== EXERCISE ==
Reproduce the lines of the material exactly, excluding every image.

== DATA SECTION ==

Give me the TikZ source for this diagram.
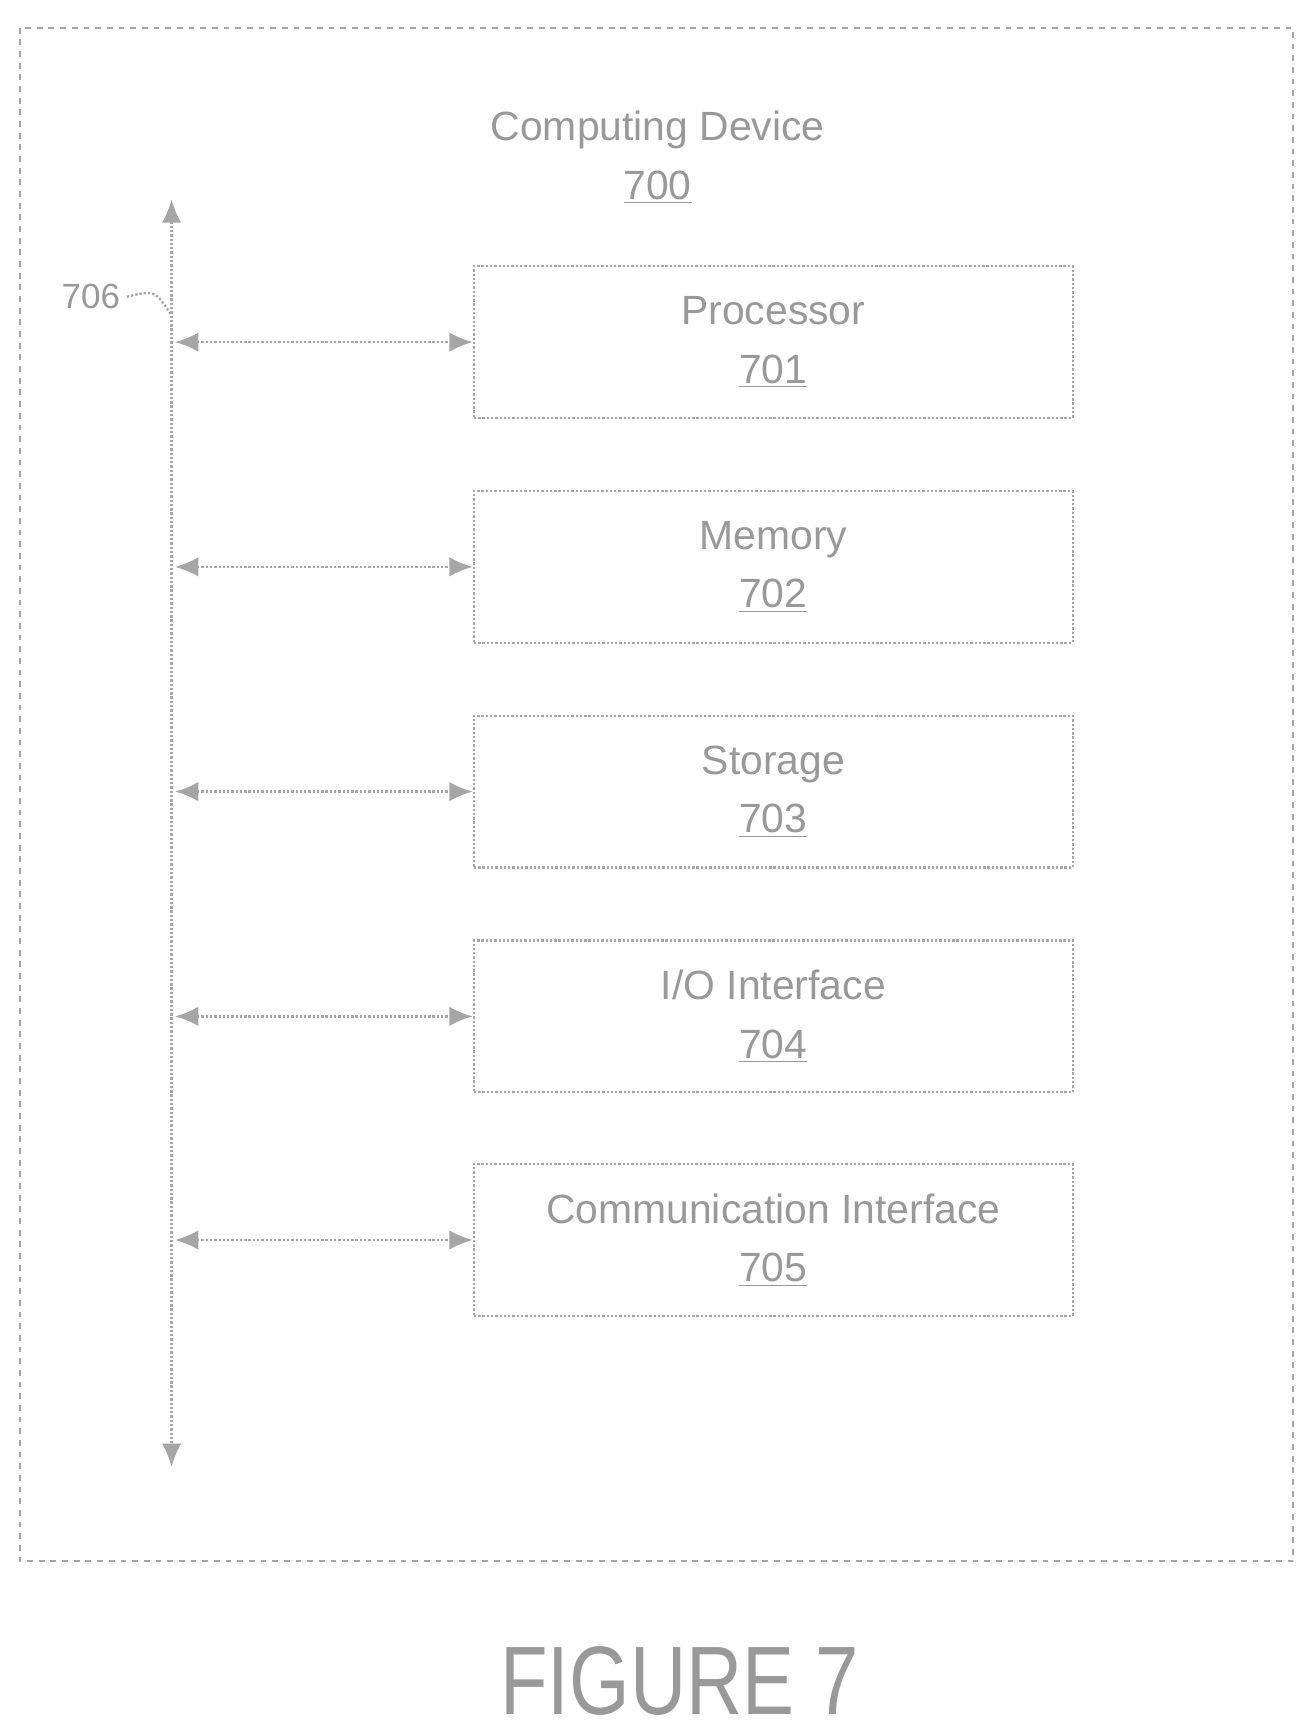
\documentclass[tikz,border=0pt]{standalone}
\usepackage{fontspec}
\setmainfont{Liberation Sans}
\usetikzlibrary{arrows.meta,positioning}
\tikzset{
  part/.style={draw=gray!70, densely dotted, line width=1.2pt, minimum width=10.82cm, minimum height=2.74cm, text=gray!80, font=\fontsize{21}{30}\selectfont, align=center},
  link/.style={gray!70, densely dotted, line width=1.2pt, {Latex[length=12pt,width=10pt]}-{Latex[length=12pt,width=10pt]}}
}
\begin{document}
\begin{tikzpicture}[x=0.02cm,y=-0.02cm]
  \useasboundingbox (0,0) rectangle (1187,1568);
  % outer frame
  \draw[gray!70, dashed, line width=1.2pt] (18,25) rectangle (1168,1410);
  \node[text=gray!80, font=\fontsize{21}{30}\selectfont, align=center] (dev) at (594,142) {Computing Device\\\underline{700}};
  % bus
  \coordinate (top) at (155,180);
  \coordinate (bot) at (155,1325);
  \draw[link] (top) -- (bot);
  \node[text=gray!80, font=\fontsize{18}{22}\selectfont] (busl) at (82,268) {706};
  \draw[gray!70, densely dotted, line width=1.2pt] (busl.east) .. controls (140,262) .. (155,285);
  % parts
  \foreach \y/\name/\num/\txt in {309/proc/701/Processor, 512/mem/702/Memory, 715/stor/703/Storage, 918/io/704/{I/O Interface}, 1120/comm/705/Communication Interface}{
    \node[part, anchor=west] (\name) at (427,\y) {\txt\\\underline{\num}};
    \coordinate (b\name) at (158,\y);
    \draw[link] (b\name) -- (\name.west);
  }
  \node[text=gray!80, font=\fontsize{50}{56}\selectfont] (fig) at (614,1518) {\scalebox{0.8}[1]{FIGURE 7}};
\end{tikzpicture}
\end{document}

== THE SOLUTION ==
Give me the TikZ source for this diagram.
\documentclass[tikz,border=0pt]{standalone}
\usepackage{fontspec}
\setmainfont{Liberation Sans}
\usetikzlibrary{arrows.meta,positioning}
\tikzset{
  part/.style={draw=gray!70, densely dotted, line width=1.2pt, minimum width=10.82cm, minimum height=2.74cm, text=gray!80, font=\fontsize{21}{30}\selectfont, align=center},
  link/.style={gray!70, densely dotted, line width=1.2pt, {Latex[length=12pt,width=10pt]}-{Latex[length=12pt,width=10pt]}}
}
\begin{document}
\begin{tikzpicture}[x=0.02cm,y=-0.02cm]
  \useasboundingbox (0,0) rectangle (1187,1568);
  % outer frame
  \draw[gray!70, dashed, line width=1.2pt] (18,25) rectangle (1168,1410);
  \node[text=gray!80, font=\fontsize{21}{30}\selectfont, align=center] (dev) at (594,142) {Computing Device\\\underline{700}};
  % bus
  \coordinate (top) at (155,180);
  \coordinate (bot) at (155,1325);
  \draw[link] (top) -- (bot);
  \node[text=gray!80, font=\fontsize{18}{22}\selectfont] (busl) at (82,268) {706};
  \draw[gray!70, densely dotted, line width=1.2pt] (busl.east) .. controls (140,262) .. (155,285);
  % parts
  \foreach \y/\name/\num/\txt in {309/proc/701/Processor, 512/mem/702/Memory, 715/stor/703/Storage, 918/io/704/{I/O Interface}, 1120/comm/705/Communication Interface}{
    \node[part, anchor=west] (\name) at (427,\y) {\txt\\\underline{\num}};
    \coordinate (b\name) at (158,\y);
    \draw[link] (b\name) -- (\name.west);
  }
  \node[text=gray!80, font=\fontsize{50}{56}\selectfont] (fig) at (614,1518) {\scalebox{0.8}[1]{FIGURE 7}};
\end{tikzpicture}
\end{document}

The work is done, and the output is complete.